The Strength Of Double French Cleats
A double French cleat is hard to judge as many people use a combination of French cleat types, with some using full-length cleats at the top of a unit and only a few inches at the bottom. This means that the double French cleat can easily handle up to 100 pounds or even more if built properly.
The strength of this type of French cleat is how it allows the internal structures of a wall unit or shelf to spread the weight throughout the cleats. With proper triangulation and joinery, these cleats work to help create stronger connections that allow people to put their entire entertainment units on top.
Why Do French Cleats Fail?
French cleats usually fail because they have either been installed incorrectly, using the wrong wood, or the cleat joinery is made out of multiple parts. This means that the cleat cannot transfer weight and pressure to the wall where it can be safely dispersed.
The most common issue we see is that people cut a strip of wood to the right angle then glue it to another piece to complete the cleat structure. However, this creates the weakest French cleat joiners as the wood fails over time, and the entire shelf may drop or fail instantly.

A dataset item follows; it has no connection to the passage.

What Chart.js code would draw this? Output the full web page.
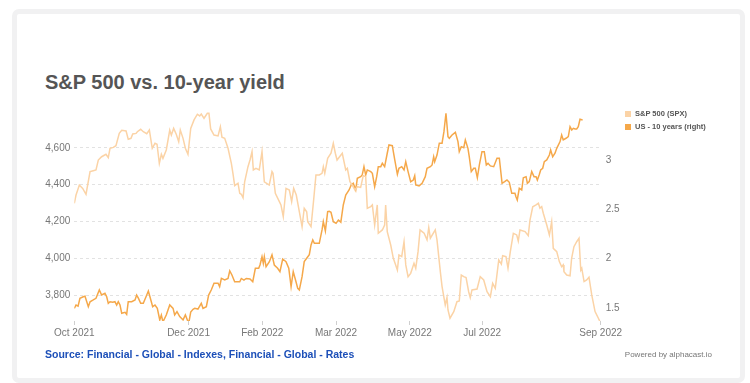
<!DOCTYPE html>
<html>
<head>
<meta charset="utf-8">
<script src="https://cdn.jsdelivr.net/npm/chart.js@4.4.1/dist/chart.umd.min.js"></script>
<style>
  html, body { margin: 0; padding: 0; background: #ffffff; width: 750px; height: 383px; overflow: hidden; font-family: "Liberation Sans", Arial, sans-serif; }
  .frame { position: absolute; left: 12px; top: 9px; width: 733px; height: 374px; box-sizing: border-box; border: 5px solid #f1f1f2; border-radius: 7px; background: #fff; }
  .title { position: absolute; left: 45px; top: 71px; font-size: 20px; font-weight: bold; color: #555555; white-space: nowrap; line-height: 23px; }
  .legend { position: absolute; left: 625px; top: 108px; font-size: 7.5px; font-weight: bold; color: #555; }
  .legend .row { position: relative; height: 12.5px; line-height: 11px; padding-left: 10px; white-space: nowrap; }
  .legend .box { position: absolute; left: 0; top: 3px; width: 6px; height: 6px; }
  .source { position: absolute; left: 45px; top: 348px; font-size: 10.5px; font-weight: bold; color: #1c4fb8; white-space: nowrap; }
  .powered { position: absolute; right: 38px; top: 350px; font-size: 8px; color: #777; white-space: nowrap; }
  canvas { position: absolute; left: 0; top: 0; }
</style>
</head>
<body>
<div class="frame"></div>
<div class="title">S&amp;P 500 vs. 10-year yield</div>
<canvas id="c" width="750" height="383"></canvas>
<div class="legend" id="legend"></div>
<div class="source">Source: Financial - Global - Indexes, Financial - Global - Rates</div>
<div class="powered">Powered by alphacast.io</div>
<script>
// x values are days since 2021-10-01
const startDate = '2021-10-01';
const seriesNames = ['S&P 500 (SPX)', 'US - 10 years (right)'];
const tickDays = [0, 79, 130, 181, 232, 282, 364];
const tickLabels = ['Oct 2021', 'Dec 2021', 'Feb 2022', 'Mar 2022', 'May 2022', 'Jul 2022', 'Sep 2022'];
const leftTicks = [3800, 4000, 4200, 4400, 4600];
const rightTicks = [1.5, 2, 2.5, 3];

const spxDay = [
  0,1.2,3.5,5.8,8.1,10.9,13.1,15,16.6,18.9,
  21.9,23.5,24.7,27,28.8,31.1,32.8,35.8,37.3,39.2,
  40.4,42.7,43.6,45.9,47.7,50.1,51.9,53.9,55.8,57.2,
  58.8,60.2,61.3,63.6,66,67.1,68.7,70.5,72.2,73.3,
  75.2,76.8,78.6,80.5,82.8,85.1,86.7,87.8,89.7,92,
  93.1,94.3,96.6,99.4,101,102.1,104,106.3,108.6,109.7,
  110.9,113.2,114.4,115.5,116.7,117.8,120.1,121.5,122.9,123.8,
  125.6,127.9,129.8,131.4,134.8,136.7,137.4,139,141.8,142.9,
  144.5,146.4,148.7,150.3,151.7,153.5,155.6,157.5,159,160.7,
  161.4,163.7,165.5,167.1,169.4,171.3,172.2,173.2,175.2,177.5,
  179.1,180.5,181.7,185.3,187.7,188.8,190.6,192.2,194.1,195.7,
  198,199.8,201.5,202.6,205,206.1,207.7,209.5,210.2,213,
  214.6,215.3,216.4,218.8,220.6,221.8,223.4,224.5,226.4,228,
  229.2,230.8,232.6,234.9,236.1,237.7,239.1,240.5,241.9,243.9,
  245.1,246.2,249.6,250.8,253.1,254.3,256.5,257.7,258.4,259.8,
  262.4,264.6,266.2,267.6,269.3,270.9,272.7,273.8,275,278.5,
  280.7,283.1,285.4,287.7,289.3,291.1,293.5,295.3,296.2,298.5,
  299.9,301.5,303.6,305.9,307,308.2,311.7,313.9,315.1,317,
  319.3,320.9,322,323.2,324.3,326.7,328.5,330.1,331.2,333.6,
  335.4,337,338.1,338.6,340.5,342.8,343.9,345.5,347.4,349,
  350.2,350.9,352.5,354.3,355.9,357.8,360.1,362.4,364
];
const spxValue = [
  4299,4344,4398,4380,4348,4471,4476,4480,4534,4552,
  4565,4547,4598,4603,4612,4679,4696,4692,4647,4652,
  4676,4679,4688,4701,4688,4677,4697,4598,4625,4620,
  4516,4565,4543,4589,4697,4670,4706,4674,4634,4697,
  4652,4598,4565,4706,4752,4783,4774,4784,4761,4788,
  4788,4703,4670,4665,4715,4658,4652,4598,4516,4462,
  4395,4408,4353,4348,4329,4416,4498,4534,4580,4480,
  4489,4480,4580,4416,4398,4471,4462,4353,4308,4290,
  4226,4380,4371,4308,4380,4344,4253,4172,4272,4253,
  4199,4172,4317,4453,4453,4462,4498,4462,4543,4571,
  4625,4571,4534,4571,4480,4489,4416,4398,4371,4389,
  4385,4449,4444,4272,4281,4290,4181,4290,4136,4154,
  4181,4290,4145,4072,4000,3973,3936,4018,4009,4090,
  3964,3900,3918,3973,3946,4036,4154,4145,4136,4100,
  4166,4109,4154,4100,3927,3846,3746,3786,3719,3674,
  3710,3764,3768,3909,3900,3895,3818,3786,3828,3833,
  3900,3882,3818,3791,3864,3837,3991,3968,4014,4009,
  3946,4036,4136,4127,4094,4154,4145,4123,4208,4280,
  4290,4299,4272,4281,4245,4181,4127,4199,4054,4036,
  3982,3954,3964,3927,3909,3905,4000,4063,4090,4109,
  3936,3946,3873,3882,3897,3801,3710,3674,3647
];

const yieldDay = [
  0,1.2,2.6,3.9,6.2,7.4,9.7,10.9,13.1,15,
  17.3,18.9,21.2,22.4,23.5,24.7,26.6,28.1,29.3,30.4,
  31.6,32.8,35.1,36.2,37.3,39.7,42,43.1,44.3,45.9,
  47.7,49.6,51.2,52.3,54.2,55.8,57.4,59.1,60.2,61.3,
  63.6,66,68.3,69.4,71,72.9,75.2,76.8,79.1,80.5,
  82.1,83.3,85.5,87.8,89,91.3,92.9,94.7,96.6,99.4,
  100.5,101.7,104,106.3,107.5,109,110.9,114.4,115.5,117.3,
  118.9,121.5,123.4,125.2,127.5,128.4,129.8,130.7,131.4,132.6,
  134.9,136.7,138.3,140.6,142.2,144.1,146.4,148.3,149.9,151.4,
  153.3,154.5,155.6,157.5,159,160.7,162.5,163.7,164.9,166,
  167.6,169.4,171.3,172.2,173.6,175.2,176.3,177.5,179.1,181,
  182.6,184.3,186,187.7,190,191.5,192.9,194.6,195.7,198,
  199.1,200.3,201.5,202.6,205,206.1,207.7,209.1,210.2,211.9,
  213,214.6,216.4,217.6,219.9,221.6,223.4,224.5,226.4,228,
  229.2,230.8,232.6,234.4,235.4,236.1,238.4,240.5,242.7,243.9,
  246.2,247.4,248.5,249.2,250.8,252.4,254.3,255.6,257,258.4,
  259.3,261.2,263.5,265.3,266.2,267.6,269.3,270.4,272.2,273.1,
  274.5,276.2,277.3,278.7,280.1,281.9,283.5,284.9,286.1,287.7,
  290,292.3,293.9,295.8,297.6,299.2,300.8,302.5,304.7,305.4,
  306.3,307.7,309.4,310.5,312.4,313.3,314.6,316.3,317.9,319.3,
  320.2,321.5,322.5,323.9,325,326.7,328.5,329.4,330.8,332.4,
  333.6,335.9,337,338.1,340,341.6,342.8,344,345.1,346.3,
  347.4,348.5,349.7,351.5
];
const yieldValue = [
  1.497,1.531,1.52,1.599,1.615,1.62,1.514,1.564,1.582,1.599,
  1.683,1.632,1.649,1.615,1.548,1.564,1.558,1.564,1.531,1.564,
  1.531,1.447,1.457,1.437,1.564,1.564,1.582,1.632,1.6,1.548,
  1.548,1.615,1.673,1.615,1.514,1.531,1.497,1.379,1.43,1.36,
  1.43,1.531,1.497,1.43,1.464,1.413,1.38,1.43,1.345,1.46,
  1.487,1.497,1.49,1.548,1.497,1.514,1.632,1.683,1.751,1.751,
  1.717,1.8,1.784,1.8,1.876,1.835,1.767,1.767,1.8,1.784,
  1.8,1.794,1.767,1.903,1.903,1.936,2.02,1.953,2.02,1.919,
  1.97,2.04,1.936,1.903,1.869,1.997,1.97,1.903,1.717,1.869,
  1.767,1.7,1.683,1.818,1.97,2.004,2.04,2.139,2.19,2.156,
  2.156,2.156,2.291,2.375,2.281,2.476,2.48,2.47,2.375,2.358,
  2.392,2.37,2.544,2.645,2.696,2.747,2.764,2.696,2.814,2.831,
  2.848,2.932,2.848,2.899,2.882,2.865,2.73,2.831,2.932,2.932,
  2.966,2.932,3.068,3.152,3.145,3.0,2.855,2.916,2.932,2.899,
  2.983,2.882,2.78,2.797,2.84,2.747,2.737,2.764,2.831,2.916,
  2.932,2.95,3.033,2.983,3.05,3.17,3.17,3.287,3.473,3.236,
  3.22,3.253,3.28,3.186,3.084,3.135,3.125,3.203,3.118,3.033,
  2.882,2.916,2.916,2.82,2.95,3.084,3.084,2.95,2.966,2.94,
  2.932,3.017,3.017,2.764,2.78,2.797,2.774,2.662,2.662,2.628,
  2.595,2.713,2.696,2.82,2.831,2.764,2.78,2.882,2.831,2.831,
  2.797,2.85,2.899,2.916,2.983,3.0,3.05,3.101,3.033,3.068,
  3.118,3.186,3.253,3.203,3.22,3.236,3.337,3.304,3.321,3.314,
  3.314,3.337,3.412,3.405
];

const colors = ['#fbd3a6', '#f5a84a'];

// HTML legend (real text)
const legendEl = document.getElementById('legend');
seriesNames.forEach((name, i) => {
  const row = document.createElement('div');
  row.className = 'row';
  const box = document.createElement('span');
  box.className = 'box';
  box.style.background = colors[i];
  row.appendChild(box);
  row.appendChild(document.createTextNode(name));
  legendEl.appendChild(row);
});

Chart.defaults.font.family = '"Liberation Sans", Arial, sans-serif';

const tickColor = '#777777';

new Chart(document.getElementById('c'), {
  type: 'line',
  data: {
    datasets: [
      {
        label: seriesNames[0],
        data: spxDay.map((d, i) => ({ x: d, y: spxValue[i] })),
        borderColor: colors[0],
        backgroundColor: colors[0],
        borderWidth: 1.5,
        pointRadius: 0,
        tension: 0,
        yAxisID: 'yLeft'
      },
      {
        label: seriesNames[1],
        data: yieldDay.map((d, i) => ({ x: d, y: yieldValue[i] })),
        borderColor: colors[1],
        backgroundColor: colors[1],
        borderWidth: 1.5,
        pointRadius: 0,
        tension: 0,
        yAxisID: 'yRight'
      }
    ]
  },
  options: {
    responsive: false,
    animation: false,
    devicePixelRatio: 1,
    layout: { padding: { top: 111, left: 44.3, right: 119.3, bottom: 42 } },
    plugins: { legend: { display: false }, tooltip: { enabled: false } },
    scales: {
      x: {
        type: 'linear',
        min: 0,
        max: 364,
        afterBuildTicks: (s) => { s.ticks = tickDays.map(v => ({ value: v })); },
        afterFit: (s) => { s.height = 20; },
        grid: { drawOnChartArea: false, drawTicks: true, tickLength: 4, color: '#cfcfcf' },
        border: { display: false },
        ticks: {
          autoSkip: false, maxRotation: 0, minRotation: 0, padding: 2,
          color: tickColor, font: { size: 10 },
          callback: (v, i) => tickLabels[i]
        }
      },
      yLeft: {
        type: 'linear',
        position: 'left',
        min: 3659,
        max: 4800.6,
        afterBuildTicks: (s) => { s.ticks = leftTicks.map(v => ({ value: v })); },
        afterFit: (s) => { s.width = 30; },
        grid: { color: '#e2e2e2', drawTicks: false, lineWidth: 1 },
        border: { display: false, dash: [3, 3] },
        ticks: {
          padding: 4, color: tickColor, font: { size: 10 },
          callback: (v) => v.toLocaleString('en-US')
        }
      },
      yRight: {
        type: 'linear',
        position: 'right',
        min: 1.369,
        max: 3.496,
        afterBuildTicks: (s) => { s.ticks = rightTicks.map(v => ({ value: v })); },
        afterFit: (s) => { s.width = 30; },
        grid: { drawOnChartArea: false, drawTicks: false },
        border: { display: false },
        ticks: {
          padding: 5, color: tickColor, font: { size: 10 },
          callback: (v) => String(v)
        }
      }
    }
  }
});
</script>
</body>
</html>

French cleats are never recommended to new artisans specifically because so many things can go wrong with them. If used properly, they create beautiful floating shelves that can easily hold up everything in your house, or they can be a failure waiting to happen that will break your precious memories.
A proper French cleat is easy to reinforce and will mean that your shelves or wall unit looks like part of the wall behind them. These cleats are easy to understand in theory but can be extremely difficult to implement when you have several other things to stress about.
Always remember, sometimes the best is to keep everything as simple as possible.